But as best as I can tell, these named custom attributes exist only as locations to which geometry nodes can write procedurally calculated intermediate values
Attributes do not have be procedurally calculated. If you do not want an attribute to be a calculation of something else, assign it a constant value; if you want it to be calculated only from static values, calculate it only from static values:

Both "ind" and "zero" are now attributes on the mesh.
If your attributes are not going to be recalculated, you can store them by applying the modifier:

After applying the modifier, these attributes remain stored as mesh data, and continue to work in other geometry nodes modifiers:

possible to define custom attributes associated with vertices or edges
of a mesh and then assign values to them manually as part of the mesh
creation process
I can't conceive of any definitions where creating modifiers and applying them is not part the manual mesh creation process-- just like a lot of my characters have a live mirror modifier until late in the mesh creation process, and then I apply it.
What can be tricky is assigning attributes their values in an intuitive way, but what's intuitive depends on what kind of data those attributes are, and how they're going to be used.

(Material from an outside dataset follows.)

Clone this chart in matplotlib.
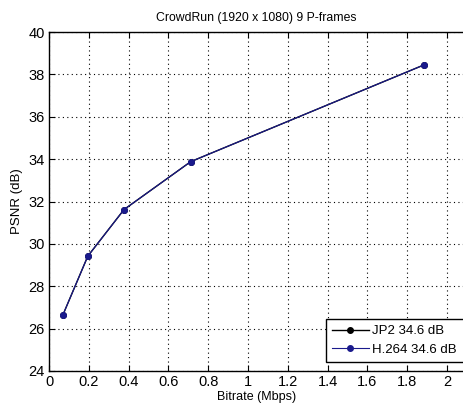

Thankfully, there are a huge variety of ways to assign data, of various types, which can be converted into attributes.
For 1D vertex data, we can use the existing tools to set vertex weight. If we want attributes outside of the 0,1 range, we can map the desired range into the 0,1 range (mentally perhaps), assign vertex group weights, and then map back into the attribute range in the GN modifier (the one that we apply, or the one that reads those "written" attributes, either will work.)
For 2D vertex or face corner data, we can use UV. For 3D or 4D vertex or face corner data, we can use vertex color. For 3D data that is easiest to visualize as position, we can set this by transferring the attribute, by index, from an edited copy of the mesh. For edge data, we might use edge_crease as an input to our GN-- there should be others that work, but quick testing guarantees that one works. For face data, we can use any face-corner data cast to face data.
And if some technique is intuitive, but it's the wrong dimensionality, we can ignore some channels; and if we want more dimensions, we can use more instances of that data. We can use 2 UV maps or 4 vertex groups to specify 4D attributes, for example.
Do any of these collide with other uses of that data? Let's say you want to write some edge data to the mesh, a mesh which is already using edge_crease. No problem: write the current edge crease data to a new attribute, and you can restore it when you're done writing the other edge crease data. Using attributes, any limits regarding the number of edge_crease "channels" nearly disappear. (Also true for UV and vertex color, mesh data where Blender's limits can be relevant even without the use of GN.)
So not only can we set attributes manually, we can "paint" them using almost any of Blender's tools for painting data, often interchangeably.